BenchmarkTools.Trial: 1390 samples with 1 evaluation.
 Range (min … max):  3.563 ms …  4.238 ms  ┊ GC (min … max): 0.00% … 0.00%
 Time  (median):     3.569 ms              ┊ GC (median):    0.00%
 Time  (mean ± σ):   3.596 ms ± 74.865 μs  ┊ GC (mean ± σ):  0.00% ± 0.00%
  █▂  ▄▃▁
  ██▇████▇█▇▇█▇▄▆▆▇▆▅▅▆▇▄▇▅▄▅▃▅▃▃▅▁▁▃▃▁▁▁▃▁▃▁▁▃▁▃▁▁▁▃▁▃▁▁▄▁▄ ▇
  3.56 ms      Histogram: log(frequency) by time     4.03 ms <
 Memory estimate: 0 bytes, allocs estimate: 0.

This branch:

BenchmarkTools.Trial: 1690 samples with 1 evaluation.

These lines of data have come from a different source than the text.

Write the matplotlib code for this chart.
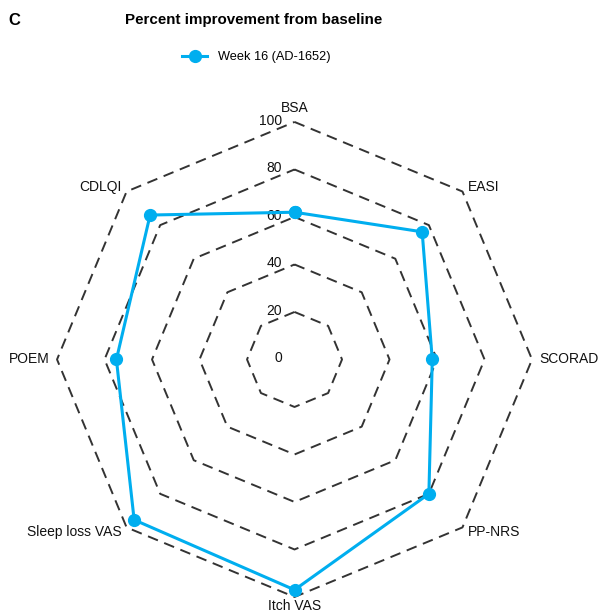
import matplotlib
matplotlib.use('Agg')
import matplotlib.pyplot as plt
import numpy as np

plt.rcParams['font.family'] = ['Liberation Sans', 'DejaVu Sans']

# Data
categories = ['BSA', 'EASI', 'SCORAD', 'PP-NRS', 'Itch VAS', 'Sleep loss VAS', 'POEM', 'CDLQI']
week16 = [62, 76, 58, 80, 97, 95.5, 75, 86]
levels = [20, 40, 60, 80, 100]
tick_labels = ['0', '20', '40', '60', '80', '100']

blue = '#00AEEF'
grid_col = '#333333'

fig = plt.figure(figsize=(5.99, 6.15), dpi=100)
ax = fig.add_axes([0.0952, 0.0293, 0.793, 0.7724], projection='polar')
ax.set_theta_offset(np.pi / 2)
ax.set_theta_direction(-1)
ax.set_ylim(0, 100)
ax.grid(False)
ax.spines['polar'].set_visible(False)
ax.set_xticks([])
ax.set_yticks([])
ax.patch.set_visible(False)

angles = np.linspace(0, 2 * np.pi, len(categories), endpoint=False)
closed = np.append(angles, angles[0])

# octagon rings
for lvl in levels:
    ax.plot(closed, [lvl] * len(closed), color=grid_col, lw=1.4,
            linestyle=(0, (5.5, 3.5)), zorder=1, clip_on=False)

# radial tick labels
for i, lab in enumerate(tick_labels):
    ax.annotate(lab, xy=(0, i * 20), xytext=(-9, 1), textcoords='offset points',
                ha='right', va='center', fontsize=10, color='#111111')

# category labels
for ang, cat in zip(angles, categories):
    s, c = np.sin(ang), np.cos(ang)
    ha = 'left' if s > 0.1 else ('right' if s < -0.1 else 'center')
    if abs(s) < 0.1:
        va = 'bottom' if c > 0 else 'top'
        off = (0, 5) if c > 0 else (0, -1.5)
    else:
        va = 'center'
        off = (5 * s, 5 * c)
    ax.annotate(cat, xy=(ang, 100), xytext=off, textcoords='offset points',
                ha=ha, va=va, fontsize=10, color='#111111', annotation_clip=False)

vals = np.append(week16, week16[0])
line, = ax.plot(closed, vals, color=blue, lw=2.2, marker='o', markersize=8.5,
                zorder=3, clip_on=False, label='Week 16 (AD-1652)')

fig.text(0.0135, 0.967, 'C', fontsize=12, fontweight='bold', va='center')
fig.text(0.424, 0.967, 'Percent improvement from baseline', fontsize=10.9,
         fontweight='bold', ha='center', va='center')
fig.legend(handles=[line], loc='center', bbox_to_anchor=(0.428, 0.907), frameon=False,
           fontsize=9.2, handlelength=2.0, handletextpad=0.85)

fig.savefig('out.png', dpi=100)
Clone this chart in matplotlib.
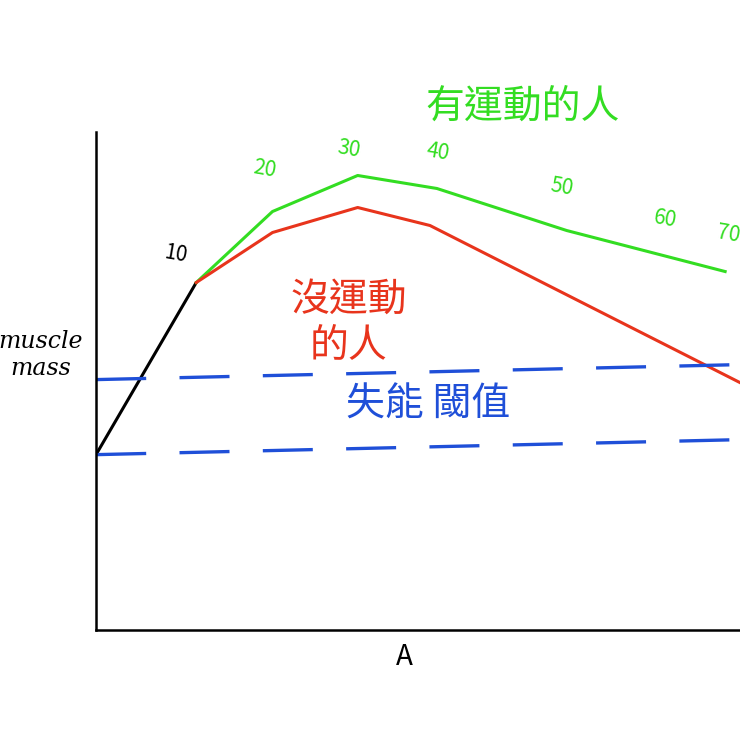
import matplotlib
matplotlib.use("Agg")
import matplotlib.pyplot as plt

plt.rcParams['font.family'] = ['Noto Sans CJK TC', 'DejaVu Sans']

# data (age-like x units, muscle mass units)
young_x = [0.1, 10.1]
young_y = [35.4, 69.4]
active_x = [10.1, 17.8, 26.4, 34.4, 47.5, 63.5]
active_y = [69.4, 83.6, 90.8, 88.2, 79.8, 71.6]
inactive_x = [10.1, 17.8, 26.4, 33.7, 65.0]
inactive_y = [69.4, 79.4, 84.4, 80.8, 49.4]
thresh_x = [0.0, 65.0]
thresh_upper = [50.0, 53.0]
thresh_lower = [35.0, 38.0]
age_labels = ["10", "20", "30", "40", "50", "60", "70"]
age_label_x = [8.0, 17.0, 25.5, 34.5, 47.0, 57.5, 63.8]
age_label_y = [75.0, 92.0, 96.0, 95.5, 88.5, 82.0, 79.0]

fig = plt.figure(figsize=(7.4, 7.4), dpi=100)
ax = fig.add_axes([0.13, 0.149, 0.87, 0.672])
ax.plot(young_x, young_y, color='black', lw=2.2, solid_capstyle='round')
ax.plot(active_x, active_y, color='#33dd22', lw=2.2)
ax.plot(inactive_x, inactive_y, color='#e8341c', lw=2.2)
ax.plot(thresh_x, thresh_upper, color='#1f4fd8', lw=2.4, dashes=(15, 10))
ax.plot(thresh_x, thresh_lower, color='#1f4fd8', lw=2.4, dashes=(15, 10))
for lab, x, y in zip(age_labels, age_label_x, age_label_y):
    c = 'black' if lab == "10" else '#33dd22'
    ax.text(x, y, lab, color=c, fontsize=15, ha='center', va='center', rotation=-10)
ax.text(43, 104.5, "有運動的人", color='#33dd22', fontsize=28, ha='center', va='center', clip_on=False)
ax.text(25.5, 66, "沒運動", color='#e8341c', fontsize=28, ha='center', va='center')
ax.text(25.5, 57, "的人", color='#e8341c', fontsize=28, ha='center', va='center')
ax.text(33.5, 45, "失能 閾值", color='#1f4fd8', fontsize=28, ha='center', va='center')
ax.set_xlim(0, 65)
ax.set_ylim(0, 99.4)
ax.spines['top'].set_visible(False)
ax.spines['right'].set_visible(False)
for s in ('left', 'bottom'):
    ax.spines[s].set_linewidth(1.8)
ax.set_xticks([])
ax.set_yticks([])
fig.text(0.055, 0.52, "muscle\nmass", fontsize=17, ha='center', va='center',
         family=['DejaVu Serif'], style='italic')
fig.text(0.547, 0.112, "A", fontsize=20, ha='center', va='center')
fig.savefig("out.png", dpi=100, facecolor='white')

 Range (min … max):  2.874 ms …  3.264 ms  ┊ GC (min … max): 0.00% … 0.00%
 Time  (median):     2.965 ms              ┊ GC (median):    0.00%
 Time  (mean ± σ):   2.957 ms ± 40.091 μs  ┊ GC (mean ± σ):  0.00% ± 0.00%
                    ▂▄          █▁▃
  ▂▂▂▁▂▄▆▃▃▄▄▄▄▅▄▃▆▄██▆▃▃▃▂▃▅▄▂▅███▄▃▃▃▄▄▇█▃▅▆▄▅▃▂▃▂▂▂▁▁▁▁▁▁ ▃
  2.87 ms        Histogram: frequency by time        3.05 ms <
 Memory estimate: 544 bytes, allocs estimate: 10.
BenchmarkTools.Trial: 1817 samples with 1 evaluation.
 Range (min … max):  2.626 ms …  3.289 ms  ┊ GC (min … max): 0.00% … 0.00%
 Time  (median):     2.735 ms              ┊ GC (median):    0.00%
 Time  (mean ± σ):   2.750 ms ± 69.871 μs  ┊ GC (mean ± σ):  0.00% ± 0.00%
            ▄  ▃▄█▅▁ ▁▁▅  
  ▁▂▃▂▂▅▄▅▅▇██▇██████████▆▅▅▇▇▅▃▅▆▆▅▃▄▅▄▅▅▃▂▃▃▂▂▂▂▂▂▂▂▂▂▂▂▂▂ ▃
  2.63 ms        Histogram: frequency by time        2.94 ms <
 Memory estimate: 0 bytes, allocs estimate: 0.